To verify the effectiveness of the proposed approach, we test it in the following two publicly available datasets for anomaly detection: anomaly behavior detection dataset [53] (http://www.cse.yorku.ca/vision/research/) and UCSD pedestrian dataset [18] (http://www.svcl.ucsd.edu/projects/anomaly). The evaluation and comparison of different approaches are presented in two kinds of performance curves, that is, precision-recall, ROC curves, and equal error rate (EER) at both frame level and pixel level is also reported. As mentioned above, we use a two-level pyramid, and the size of lower level STV is . To extract HOG features, we set and . We set the number of visual attributes, that is, the number of hidden units in extreme learning machine, to 256, and the anomaly probabilistic . In fact, our method does not require any training data because it is totally unsupervised. It just use the first one or two seconds of a test video to construct the initial normal events set. Furthermore, we set that the extreme learning machine is updated every one second. Furthermore, the following several state-of-the-art approaches for anomaly detection are compared to our approach: optical flow [15], Mahadevan et al. [18], sparse reconstruction (Cong et al.) [19], Zaharescu and Wildes [53], Reddy et al. [52], and Bertini et al. [20].

The first dataset is Belleview dataset. It is a traffic scene where the lighting conditions change during the day gradually. Cars running from top to bottom or vice versa is normal event, while cars entering or exiting from the intersection from left or right and people in the lane are the anomalous events.
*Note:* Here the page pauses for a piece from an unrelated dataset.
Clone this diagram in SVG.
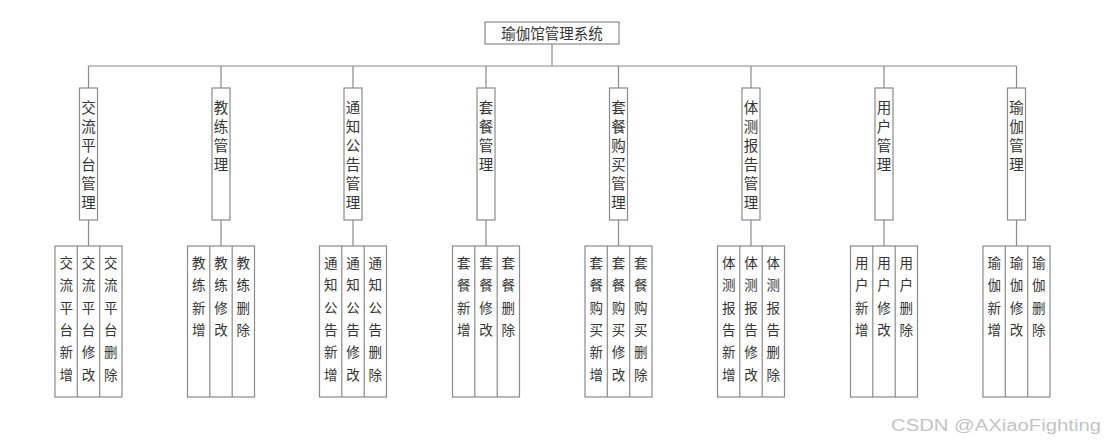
<svg xmlns="http://www.w3.org/2000/svg" width="1106" height="442" viewBox="0 0 1106 442">
<style>
.box{fill:#fff;stroke:#8a8a8a;stroke-width:1.2}
.ln{stroke:#8a8a8a;stroke-width:1.2;fill:none}
.t0{font-family:"Noto Sans CJK SC","Liberation Sans",sans-serif;font-size:14.5px;fill:#333;text-anchor:middle}
.t1{font-family:"Noto Sans CJK SC","Liberation Sans",sans-serif;font-size:14.5px;fill:#333;text-anchor:middle}
.t2{font-family:"Noto Sans CJK SC","Liberation Sans",sans-serif;font-size:13.5px;fill:#333;text-anchor:middle}
.wm{font-family:"Liberation Sans",Arial,sans-serif;font-size:16px;fill:#c4c4c4}
</style>
<rect width="1106" height="442" fill="#fff"/>
<g opacity="0.99">
<g id="connectors">
<path class="ln" d="M552,44V66M88.5,66H1016.5"/>
<path class="ln" d="M88.5,66V88M88.5,220V246"/>
<path class="ln" d="M221,66V88M221,220V246"/>
<path class="ln" d="M353,66V88M353,220V246"/>
<path class="ln" d="M486,66V88M486,220V246"/>
<path class="ln" d="M618.5,66V88M618.5,220V246"/>
<path class="ln" d="M751,66V88M751,220V246"/>
<path class="ln" d="M884,66V88M884,220V246"/>
<path class="ln" d="M1016.5,66V88M1016.5,220V246"/>
</g>
<g id="root">
<rect class="box" x="485" y="22" width="134" height="22"/>
<text class="t0" x="552" y="39">瑜伽馆管理系统</text>
</g>
<g id="n1">
<rect class="box" x="79.5" y="88" width="18" height="132"/>
<text class="t1"><tspan x="88.5" y="113">交</tspan><tspan x="88.5" dy="19">流</tspan><tspan x="88.5" dy="19">平</tspan><tspan x="88.5" dy="19">台</tspan><tspan x="88.5" dy="19">管</tspan><tspan x="88.5" dy="19">理</tspan></text>
</g>
<g id="n1s">
<rect class="box" x="55" y="246" width="67" height="151"/>
<path class="ln" d="M77.3,246V397M99.7,246V397"/>
<text class="t2"><tspan x="66.2" y="268">交</tspan><tspan x="66.2" dy="22.3">流</tspan><tspan x="66.2" dy="22.3">平</tspan><tspan x="66.2" dy="22.3">台</tspan><tspan x="66.2" dy="22.3">新</tspan><tspan x="66.2" dy="22.3">增</tspan></text>
<text class="t2"><tspan x="88.5" y="268">交</tspan><tspan x="88.5" dy="22.3">流</tspan><tspan x="88.5" dy="22.3">平</tspan><tspan x="88.5" dy="22.3">台</tspan><tspan x="88.5" dy="22.3">修</tspan><tspan x="88.5" dy="22.3">改</tspan></text>
<text class="t2"><tspan x="110.8" y="268">交</tspan><tspan x="110.8" dy="22.3">流</tspan><tspan x="110.8" dy="22.3">平</tspan><tspan x="110.8" dy="22.3">台</tspan><tspan x="110.8" dy="22.3">删</tspan><tspan x="110.8" dy="22.3">除</tspan></text>
</g>
<g id="n2">
<rect class="box" x="212" y="88" width="18" height="132"/>
<text class="t1"><tspan x="221" y="113">教</tspan><tspan x="221" dy="19">练</tspan><tspan x="221" dy="19">管</tspan><tspan x="221" dy="19">理</tspan></text>
</g>
<g id="n2s">
<rect class="box" x="187.5" y="246" width="67" height="151"/>
<path class="ln" d="M209.8,246V397M232.2,246V397"/>
<text class="t2"><tspan x="198.7" y="268">教</tspan><tspan x="198.7" dy="22.3">练</tspan><tspan x="198.7" dy="22.3">新</tspan><tspan x="198.7" dy="22.3">增</tspan></text>
<text class="t2"><tspan x="221" y="268">教</tspan><tspan x="221" dy="22.3">练</tspan><tspan x="221" dy="22.3">修</tspan><tspan x="221" dy="22.3">改</tspan></text>
<text class="t2"><tspan x="243.3" y="268">教</tspan><tspan x="243.3" dy="22.3">练</tspan><tspan x="243.3" dy="22.3">删</tspan><tspan x="243.3" dy="22.3">除</tspan></text>
</g>
<g id="n3">
<rect class="box" x="344" y="88" width="18" height="132"/>
<text class="t1"><tspan x="353" y="113">通</tspan><tspan x="353" dy="19">知</tspan><tspan x="353" dy="19">公</tspan><tspan x="353" dy="19">告</tspan><tspan x="353" dy="19">管</tspan><tspan x="353" dy="19">理</tspan></text>
</g>
<g id="n3s">
<rect class="box" x="319.5" y="246" width="67" height="151"/>
<path class="ln" d="M341.8,246V397M364.2,246V397"/>
<text class="t2"><tspan x="330.7" y="268">通</tspan><tspan x="330.7" dy="22.3">知</tspan><tspan x="330.7" dy="22.3">公</tspan><tspan x="330.7" dy="22.3">告</tspan><tspan x="330.7" dy="22.3">新</tspan><tspan x="330.7" dy="22.3">增</tspan></text>
<text class="t2"><tspan x="353" y="268">通</tspan><tspan x="353" dy="22.3">知</tspan><tspan x="353" dy="22.3">公</tspan><tspan x="353" dy="22.3">告</tspan><tspan x="353" dy="22.3">修</tspan><tspan x="353" dy="22.3">改</tspan></text>
<text class="t2"><tspan x="375.3" y="268">通</tspan><tspan x="375.3" dy="22.3">知</tspan><tspan x="375.3" dy="22.3">公</tspan><tspan x="375.3" dy="22.3">告</tspan><tspan x="375.3" dy="22.3">删</tspan><tspan x="375.3" dy="22.3">除</tspan></text>
</g>
<g id="n4">
<rect class="box" x="477" y="88" width="18" height="132"/>
<text class="t1"><tspan x="486" y="113">套</tspan><tspan x="486" dy="19">餐</tspan><tspan x="486" dy="19">管</tspan><tspan x="486" dy="19">理</tspan></text>
</g>
<g id="n4s">
<rect class="box" x="452.5" y="246" width="67" height="151"/>
<path class="ln" d="M474.8,246V397M497.2,246V397"/>
<text class="t2"><tspan x="463.7" y="268">套</tspan><tspan x="463.7" dy="22.3">餐</tspan><tspan x="463.7" dy="22.3">新</tspan><tspan x="463.7" dy="22.3">增</tspan></text>
<text class="t2"><tspan x="486" y="268">套</tspan><tspan x="486" dy="22.3">餐</tspan><tspan x="486" dy="22.3">修</tspan><tspan x="486" dy="22.3">改</tspan></text>
<text class="t2"><tspan x="508.3" y="268">套</tspan><tspan x="508.3" dy="22.3">餐</tspan><tspan x="508.3" dy="22.3">删</tspan><tspan x="508.3" dy="22.3">除</tspan></text>
</g>
<g id="n5">
<rect class="box" x="609.5" y="88" width="18" height="132"/>
<text class="t1"><tspan x="618.5" y="113">套</tspan><tspan x="618.5" dy="19">餐</tspan><tspan x="618.5" dy="19">购</tspan><tspan x="618.5" dy="19">买</tspan><tspan x="618.5" dy="19">管</tspan><tspan x="618.5" dy="19">理</tspan></text>
</g>
<g id="n5s">
<rect class="box" x="585" y="246" width="67" height="151"/>
<path class="ln" d="M607.3,246V397M629.7,246V397"/>
<text class="t2"><tspan x="596.2" y="268">套</tspan><tspan x="596.2" dy="22.3">餐</tspan><tspan x="596.2" dy="22.3">购</tspan><tspan x="596.2" dy="22.3">买</tspan><tspan x="596.2" dy="22.3">新</tspan><tspan x="596.2" dy="22.3">增</tspan></text>
<text class="t2"><tspan x="618.5" y="268">套</tspan><tspan x="618.5" dy="22.3">餐</tspan><tspan x="618.5" dy="22.3">购</tspan><tspan x="618.5" dy="22.3">买</tspan><tspan x="618.5" dy="22.3">修</tspan><tspan x="618.5" dy="22.3">改</tspan></text>
<text class="t2"><tspan x="640.8" y="268">套</tspan><tspan x="640.8" dy="22.3">餐</tspan><tspan x="640.8" dy="22.3">购</tspan><tspan x="640.8" dy="22.3">买</tspan><tspan x="640.8" dy="22.3">删</tspan><tspan x="640.8" dy="22.3">除</tspan></text>
</g>
<g id="n6">
<rect class="box" x="742" y="88" width="18" height="132"/>
<text class="t1"><tspan x="751" y="113">体</tspan><tspan x="751" dy="19">测</tspan><tspan x="751" dy="19">报</tspan><tspan x="751" dy="19">告</tspan><tspan x="751" dy="19">管</tspan><tspan x="751" dy="19">理</tspan></text>
</g>
<g id="n6s">
<rect class="box" x="717.5" y="246" width="67" height="151"/>
<path class="ln" d="M739.8,246V397M762.2,246V397"/>
<text class="t2"><tspan x="728.7" y="268">体</tspan><tspan x="728.7" dy="22.3">测</tspan><tspan x="728.7" dy="22.3">报</tspan><tspan x="728.7" dy="22.3">告</tspan><tspan x="728.7" dy="22.3">新</tspan><tspan x="728.7" dy="22.3">增</tspan></text>
<text class="t2"><tspan x="751" y="268">体</tspan><tspan x="751" dy="22.3">测</tspan><tspan x="751" dy="22.3">报</tspan><tspan x="751" dy="22.3">告</tspan><tspan x="751" dy="22.3">修</tspan><tspan x="751" dy="22.3">改</tspan></text>
<text class="t2"><tspan x="773.3" y="268">体</tspan><tspan x="773.3" dy="22.3">测</tspan><tspan x="773.3" dy="22.3">报</tspan><tspan x="773.3" dy="22.3">告</tspan><tspan x="773.3" dy="22.3">删</tspan><tspan x="773.3" dy="22.3">除</tspan></text>
</g>
<g id="n7">
<rect class="box" x="875" y="88" width="18" height="132"/>
<text class="t1"><tspan x="884" y="113">用</tspan><tspan x="884" dy="19">户</tspan><tspan x="884" dy="19">管</tspan><tspan x="884" dy="19">理</tspan></text>
</g>
<g id="n7s">
<rect class="box" x="850.5" y="246" width="67" height="151"/>
<path class="ln" d="M872.8,246V397M895.2,246V397"/>
<text class="t2"><tspan x="861.7" y="268">用</tspan><tspan x="861.7" dy="22.3">户</tspan><tspan x="861.7" dy="22.3">新</tspan><tspan x="861.7" dy="22.3">增</tspan></text>
<text class="t2"><tspan x="884" y="268">用</tspan><tspan x="884" dy="22.3">户</tspan><tspan x="884" dy="22.3">修</tspan><tspan x="884" dy="22.3">改</tspan></text>
<text class="t2"><tspan x="906.3" y="268">用</tspan><tspan x="906.3" dy="22.3">户</tspan><tspan x="906.3" dy="22.3">删</tspan><tspan x="906.3" dy="22.3">除</tspan></text>
</g>
<g id="n8">
<rect class="box" x="1007.5" y="88" width="18" height="132"/>
<text class="t1"><tspan x="1016.5" y="113">瑜</tspan><tspan x="1016.5" dy="19">伽</tspan><tspan x="1016.5" dy="19">管</tspan><tspan x="1016.5" dy="19">理</tspan></text>
</g>
<g id="n8s">
<rect class="box" x="983" y="246" width="67" height="151"/>
<path class="ln" d="M1005.3,246V397M1027.7,246V397"/>
<text class="t2"><tspan x="994.2" y="268">瑜</tspan><tspan x="994.2" dy="22.3">伽</tspan><tspan x="994.2" dy="22.3">新</tspan><tspan x="994.2" dy="22.3">增</tspan></text>
<text class="t2"><tspan x="1016.5" y="268">瑜</tspan><tspan x="1016.5" dy="22.3">伽</tspan><tspan x="1016.5" dy="22.3">修</tspan><tspan x="1016.5" dy="22.3">改</tspan></text>
<text class="t2"><tspan x="1038.8" y="268">瑜</tspan><tspan x="1038.8" dy="22.3">伽</tspan><tspan x="1038.8" dy="22.3">删</tspan><tspan x="1038.8" dy="22.3">除</tspan></text>
</g>
<text class="wm" x="891" y="431" textLength="210" lengthAdjust="spacingAndGlyphs">CSDN @AXiaoFighting</text>
</g>
</svg>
The second is Boat-River dataset. The normal events are the waves in the river, while the anomalous event is defined as a boat that passing the scene. Actually, the boat is the newly observed object in the scene. The third is Train dataset. The normal events are people sitting on the train and some background change while anomalies are moving people. This dataset is quite challenging because the illumination varies drastically and the camera is not stable. The results on three datasets above, including the anomalous regions detected by our approach (highlighted in red) and the precision-recall curves of different approaches, are shown in Figures 4, 5, 6, 7, 8, and 9, respectively. We can observe that our approach is superior to state-of-the-art methods, for example, Zaharescu and Wildes. The superiority of our approach is based on the following three main reasons: our approach address the semantic gap between low-level visual features and high-level events via visual attributes as intermediary such that more effective model can be constructed between them, our approach can update model frequently (every one second) and quite efficiently such that it is very robust to drastic background change, the spatial and temporal relationship between neighbor STVs is fully taken into consideration in our approach; therefore it is robust to local noise, and our approach considers the spatial and temporal continuity of anomalous event; thus complicated events which may last several seconds or cover a large region can be effectively detected.
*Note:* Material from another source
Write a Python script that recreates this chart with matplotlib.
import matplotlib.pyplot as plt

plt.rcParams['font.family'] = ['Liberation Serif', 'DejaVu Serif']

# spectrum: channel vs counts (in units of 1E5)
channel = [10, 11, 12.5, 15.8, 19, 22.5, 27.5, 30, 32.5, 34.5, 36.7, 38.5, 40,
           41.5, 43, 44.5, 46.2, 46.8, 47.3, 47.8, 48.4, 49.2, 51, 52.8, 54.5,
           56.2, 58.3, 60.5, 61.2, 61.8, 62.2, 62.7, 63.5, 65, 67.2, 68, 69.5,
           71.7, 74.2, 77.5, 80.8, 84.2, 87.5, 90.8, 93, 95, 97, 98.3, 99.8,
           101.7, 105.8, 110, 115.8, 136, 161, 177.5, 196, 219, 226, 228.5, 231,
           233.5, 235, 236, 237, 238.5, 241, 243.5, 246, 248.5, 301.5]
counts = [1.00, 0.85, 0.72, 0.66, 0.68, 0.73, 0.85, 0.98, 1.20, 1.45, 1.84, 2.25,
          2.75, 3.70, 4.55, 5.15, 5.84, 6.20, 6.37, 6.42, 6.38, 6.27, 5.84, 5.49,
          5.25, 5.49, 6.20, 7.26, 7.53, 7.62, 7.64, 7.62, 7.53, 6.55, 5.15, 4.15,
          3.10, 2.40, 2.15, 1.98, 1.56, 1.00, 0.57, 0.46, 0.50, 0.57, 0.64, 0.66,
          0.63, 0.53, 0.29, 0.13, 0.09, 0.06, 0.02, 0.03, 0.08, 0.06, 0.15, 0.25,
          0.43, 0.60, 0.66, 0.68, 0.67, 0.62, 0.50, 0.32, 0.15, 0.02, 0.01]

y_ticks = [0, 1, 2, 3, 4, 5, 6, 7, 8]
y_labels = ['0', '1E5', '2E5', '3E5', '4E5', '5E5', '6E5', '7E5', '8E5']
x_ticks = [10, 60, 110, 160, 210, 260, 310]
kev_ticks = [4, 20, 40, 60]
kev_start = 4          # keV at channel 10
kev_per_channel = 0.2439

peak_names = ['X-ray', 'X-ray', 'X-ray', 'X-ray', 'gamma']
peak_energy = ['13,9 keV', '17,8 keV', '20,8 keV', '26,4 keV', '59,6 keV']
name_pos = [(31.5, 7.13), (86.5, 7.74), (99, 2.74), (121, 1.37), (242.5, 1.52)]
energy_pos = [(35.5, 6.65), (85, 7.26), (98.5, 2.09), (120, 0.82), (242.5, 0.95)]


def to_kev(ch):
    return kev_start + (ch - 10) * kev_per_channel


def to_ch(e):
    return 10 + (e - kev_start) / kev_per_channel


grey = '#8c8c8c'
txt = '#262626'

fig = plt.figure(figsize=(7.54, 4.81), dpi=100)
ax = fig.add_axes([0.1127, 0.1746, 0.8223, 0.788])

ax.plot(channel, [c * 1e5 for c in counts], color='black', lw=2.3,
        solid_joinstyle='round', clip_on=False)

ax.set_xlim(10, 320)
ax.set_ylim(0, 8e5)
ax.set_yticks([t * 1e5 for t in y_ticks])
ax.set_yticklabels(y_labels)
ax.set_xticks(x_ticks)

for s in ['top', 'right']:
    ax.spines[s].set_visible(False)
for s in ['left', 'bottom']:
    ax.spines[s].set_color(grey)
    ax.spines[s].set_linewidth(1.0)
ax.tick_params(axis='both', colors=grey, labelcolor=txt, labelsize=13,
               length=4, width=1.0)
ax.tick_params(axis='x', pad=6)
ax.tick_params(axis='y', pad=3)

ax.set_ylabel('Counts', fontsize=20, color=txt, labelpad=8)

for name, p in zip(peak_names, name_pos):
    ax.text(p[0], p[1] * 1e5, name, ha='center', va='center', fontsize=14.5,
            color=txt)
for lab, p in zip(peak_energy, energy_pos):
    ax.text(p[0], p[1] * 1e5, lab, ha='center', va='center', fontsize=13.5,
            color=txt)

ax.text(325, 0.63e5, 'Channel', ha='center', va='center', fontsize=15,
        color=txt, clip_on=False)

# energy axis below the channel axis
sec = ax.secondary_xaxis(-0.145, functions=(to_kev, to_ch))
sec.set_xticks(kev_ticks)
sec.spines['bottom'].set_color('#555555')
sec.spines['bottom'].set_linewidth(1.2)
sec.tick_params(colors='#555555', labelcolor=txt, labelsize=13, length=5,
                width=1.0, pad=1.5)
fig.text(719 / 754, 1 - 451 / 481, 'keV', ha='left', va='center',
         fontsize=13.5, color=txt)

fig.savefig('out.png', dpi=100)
The UCSD dataset contains two subsets corresponding to two different scenes captured by fixed cameras overlooking the pedestrian walkways: Ped1 in which people with some distortion move towards and away from the camera and Ped2 which shows the pedestrian movement parallel to the camera. All videos are recorded with 10 frames per second. The resolution of Ped1 and Ped2 is and , respectively. Specifically, pedestrians walking in walkways are regarded as normal events, while nonpedestrian objects, for example, small carts, or nonwalking pedestrians, for example, cyclists and skaters, are treated as the anomalies. We test our approach on both subsets. We follow the evaluation adopted in [18, 20]. In the frame level, an anomalous frame is considered correctly detected if at least one pixel is detected as anomalous. In the pixel level, an anomalous frame is considered correctly detected only if at least 40% of the anomalous pixels are detected correctly. Because of the “lucky guess’’ which means the detected anomalies are different from the true anomalies in a frame, the frame level evaluation is sometimes not convincing enough because it does not take this phenomenon into consideration. Thus we adopt pixel level evaluation. We report the anomalous regions detected by our approach, the ROC curves, and the equal error rate (EER) which is the rate where the false positive rate is equal to 1 minus the true positive rate. The anomalous regions detected by our approach, the ROC curves, and the ERR of different approaches are shown in Figures 10, 11, 12, and 13 and Table 1, respectively. From the experiment results, we can observe that our approach can significantly outperform the state-of-the-art approaches on both subsets for both frame level detection and pixel level detection, especially compared to real-time detection approaches, which validates the effectiveness of our approach for real-time anomaly detection in surveillance videos.

6. Conclusion

In this paper, a novel automatic anomaly detection approach is proposed. Densely sampled spatiotemporal video volumes represented by spatiotemporal local features are the fundamental of our approach. Normal event set is efficiently constructed from test data in an unsupervised way. We use visual attribute as intermediary to bridge the large semantic gap between low-level visual feature and high-level event. Extreme learning machine is utilized to model this three-level framework and it can be efficiently updated such that our approach is adaptive to background change. We propose to use spatiotemporal pyramid to capture the relationship between different STVs and the spatial and temporal continuity of anomalous events. Extensive experiments on several public datasets are conducted and the superior performance compared to several state-of-the-art approaches verifies the effectiveness of our approach.

Conflict of Interests

The authors declare that there is no conflict of interests regarding the publication of this paper.